>>>

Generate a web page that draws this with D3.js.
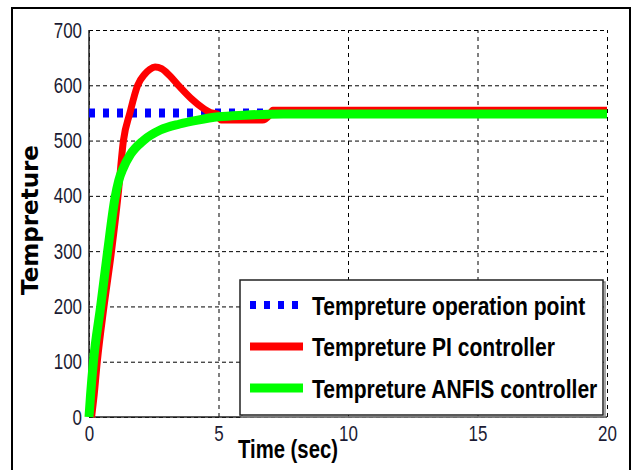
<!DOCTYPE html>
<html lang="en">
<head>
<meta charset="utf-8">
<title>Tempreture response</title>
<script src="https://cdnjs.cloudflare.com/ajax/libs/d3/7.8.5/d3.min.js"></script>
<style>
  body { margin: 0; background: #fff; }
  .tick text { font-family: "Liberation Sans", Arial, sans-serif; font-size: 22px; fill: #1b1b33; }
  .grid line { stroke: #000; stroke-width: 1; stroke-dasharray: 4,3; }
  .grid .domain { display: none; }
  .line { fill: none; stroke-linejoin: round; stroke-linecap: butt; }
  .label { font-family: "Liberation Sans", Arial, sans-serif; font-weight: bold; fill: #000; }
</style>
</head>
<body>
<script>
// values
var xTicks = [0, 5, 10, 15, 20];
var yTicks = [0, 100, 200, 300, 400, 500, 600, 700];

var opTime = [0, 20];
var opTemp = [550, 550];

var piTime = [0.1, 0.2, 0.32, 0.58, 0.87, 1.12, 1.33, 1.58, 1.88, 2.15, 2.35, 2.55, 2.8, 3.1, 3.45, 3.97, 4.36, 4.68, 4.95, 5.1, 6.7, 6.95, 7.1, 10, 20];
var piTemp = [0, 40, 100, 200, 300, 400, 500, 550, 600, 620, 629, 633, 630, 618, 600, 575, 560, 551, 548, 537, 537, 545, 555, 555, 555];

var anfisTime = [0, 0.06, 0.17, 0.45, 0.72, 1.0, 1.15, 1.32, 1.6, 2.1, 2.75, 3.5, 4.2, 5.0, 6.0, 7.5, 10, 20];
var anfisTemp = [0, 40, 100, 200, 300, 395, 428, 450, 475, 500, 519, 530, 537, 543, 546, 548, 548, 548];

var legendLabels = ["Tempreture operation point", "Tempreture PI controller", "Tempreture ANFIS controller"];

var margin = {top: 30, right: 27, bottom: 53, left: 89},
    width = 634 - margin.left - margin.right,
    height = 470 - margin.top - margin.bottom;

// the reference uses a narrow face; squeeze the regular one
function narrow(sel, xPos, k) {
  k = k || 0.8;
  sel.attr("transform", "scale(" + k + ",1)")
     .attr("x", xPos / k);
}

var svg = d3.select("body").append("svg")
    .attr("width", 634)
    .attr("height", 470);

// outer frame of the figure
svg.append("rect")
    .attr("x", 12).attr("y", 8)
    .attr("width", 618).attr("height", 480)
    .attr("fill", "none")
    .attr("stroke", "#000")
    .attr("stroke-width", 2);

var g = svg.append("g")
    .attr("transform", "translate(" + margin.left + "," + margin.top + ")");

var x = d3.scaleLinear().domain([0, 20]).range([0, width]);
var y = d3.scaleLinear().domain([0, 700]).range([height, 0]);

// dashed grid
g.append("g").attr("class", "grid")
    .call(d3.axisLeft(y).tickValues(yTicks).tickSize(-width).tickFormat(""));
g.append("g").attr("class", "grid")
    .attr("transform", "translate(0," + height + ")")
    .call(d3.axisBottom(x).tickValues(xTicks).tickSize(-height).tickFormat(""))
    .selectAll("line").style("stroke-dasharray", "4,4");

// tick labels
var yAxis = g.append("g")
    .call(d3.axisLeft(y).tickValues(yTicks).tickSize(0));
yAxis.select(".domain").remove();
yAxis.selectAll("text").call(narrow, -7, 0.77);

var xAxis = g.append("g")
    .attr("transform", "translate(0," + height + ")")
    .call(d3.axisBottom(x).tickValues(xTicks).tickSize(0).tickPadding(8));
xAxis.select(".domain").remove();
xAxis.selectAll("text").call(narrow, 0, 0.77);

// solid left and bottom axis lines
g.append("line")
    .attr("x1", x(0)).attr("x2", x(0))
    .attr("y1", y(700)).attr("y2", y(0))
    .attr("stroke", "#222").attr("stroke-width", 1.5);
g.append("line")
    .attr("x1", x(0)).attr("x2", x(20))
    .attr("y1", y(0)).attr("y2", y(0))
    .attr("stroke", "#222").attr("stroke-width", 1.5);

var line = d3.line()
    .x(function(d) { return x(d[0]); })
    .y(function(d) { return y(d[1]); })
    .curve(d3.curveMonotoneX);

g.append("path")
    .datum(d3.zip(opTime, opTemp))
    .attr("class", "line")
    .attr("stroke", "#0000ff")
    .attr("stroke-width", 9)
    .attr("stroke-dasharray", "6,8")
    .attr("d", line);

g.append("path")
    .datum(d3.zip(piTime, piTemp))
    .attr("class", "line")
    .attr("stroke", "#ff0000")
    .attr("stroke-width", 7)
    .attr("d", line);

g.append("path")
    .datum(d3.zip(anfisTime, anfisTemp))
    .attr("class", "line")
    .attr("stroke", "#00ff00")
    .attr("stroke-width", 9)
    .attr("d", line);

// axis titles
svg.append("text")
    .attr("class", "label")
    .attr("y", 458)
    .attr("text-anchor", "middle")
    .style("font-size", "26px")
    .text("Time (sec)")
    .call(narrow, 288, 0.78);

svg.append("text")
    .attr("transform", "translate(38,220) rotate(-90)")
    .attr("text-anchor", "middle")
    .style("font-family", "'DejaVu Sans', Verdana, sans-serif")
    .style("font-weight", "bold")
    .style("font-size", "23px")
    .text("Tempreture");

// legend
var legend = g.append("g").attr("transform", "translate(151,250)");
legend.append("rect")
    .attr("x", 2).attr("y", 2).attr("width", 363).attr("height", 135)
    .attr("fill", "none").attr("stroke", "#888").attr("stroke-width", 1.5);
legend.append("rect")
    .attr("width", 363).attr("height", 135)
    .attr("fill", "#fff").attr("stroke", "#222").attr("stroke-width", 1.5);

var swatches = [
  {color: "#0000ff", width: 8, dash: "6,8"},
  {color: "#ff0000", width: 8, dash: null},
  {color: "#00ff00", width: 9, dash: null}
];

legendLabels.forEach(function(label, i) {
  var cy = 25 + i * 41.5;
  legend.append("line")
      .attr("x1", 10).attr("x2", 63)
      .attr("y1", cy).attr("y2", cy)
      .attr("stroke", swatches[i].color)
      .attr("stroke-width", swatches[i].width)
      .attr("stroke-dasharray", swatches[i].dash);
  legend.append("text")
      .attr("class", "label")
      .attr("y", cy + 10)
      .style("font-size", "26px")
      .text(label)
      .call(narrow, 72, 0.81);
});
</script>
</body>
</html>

<<<

• _Task directions_
Repeat, exactly and in full, each line from the start of the data to the line that contains "555, 555, 555];". Pictures do not go in.

• _Result_
Generate a web page that draws this with D3.js.
<!DOCTYPE html>
<html lang="en">
<head>
<meta charset="utf-8">
<title>Tempreture response</title>
<script src="https://cdnjs.cloudflare.com/ajax/libs/d3/7.8.5/d3.min.js"></script>
<style>
  body { margin: 0; background: #fff; }
  .tick text { font-family: "Liberation Sans", Arial, sans-serif; font-size: 22px; fill: #1b1b33; }
  .grid line { stroke: #000; stroke-width: 1; stroke-dasharray: 4,3; }
  .grid .domain { display: none; }
  .line { fill: none; stroke-linejoin: round; stroke-linecap: butt; }
  .label { font-family: "Liberation Sans", Arial, sans-serif; font-weight: bold; fill: #000; }
</style>
</head>
<body>
<script>
// values
var xTicks = [0, 5, 10, 15, 20];
var yTicks = [0, 100, 200, 300, 400, 500, 600, 700];

var opTime = [0, 20];
var opTemp = [550, 550];

var piTime = [0.1, 0.2, 0.32, 0.58, 0.87, 1.12, 1.33, 1.58, 1.88, 2.15, 2.35, 2.55, 2.8, 3.1, 3.45, 3.97, 4.36, 4.68, 4.95, 5.1, 6.7, 6.95, 7.1, 10, 20];
var piTemp = [0, 40, 100, 200, 300, 400, 500, 550, 600, 620, 629, 633, 630, 618, 600, 575, 560, 551, 548, 537, 537, 545, 555, 555, 555];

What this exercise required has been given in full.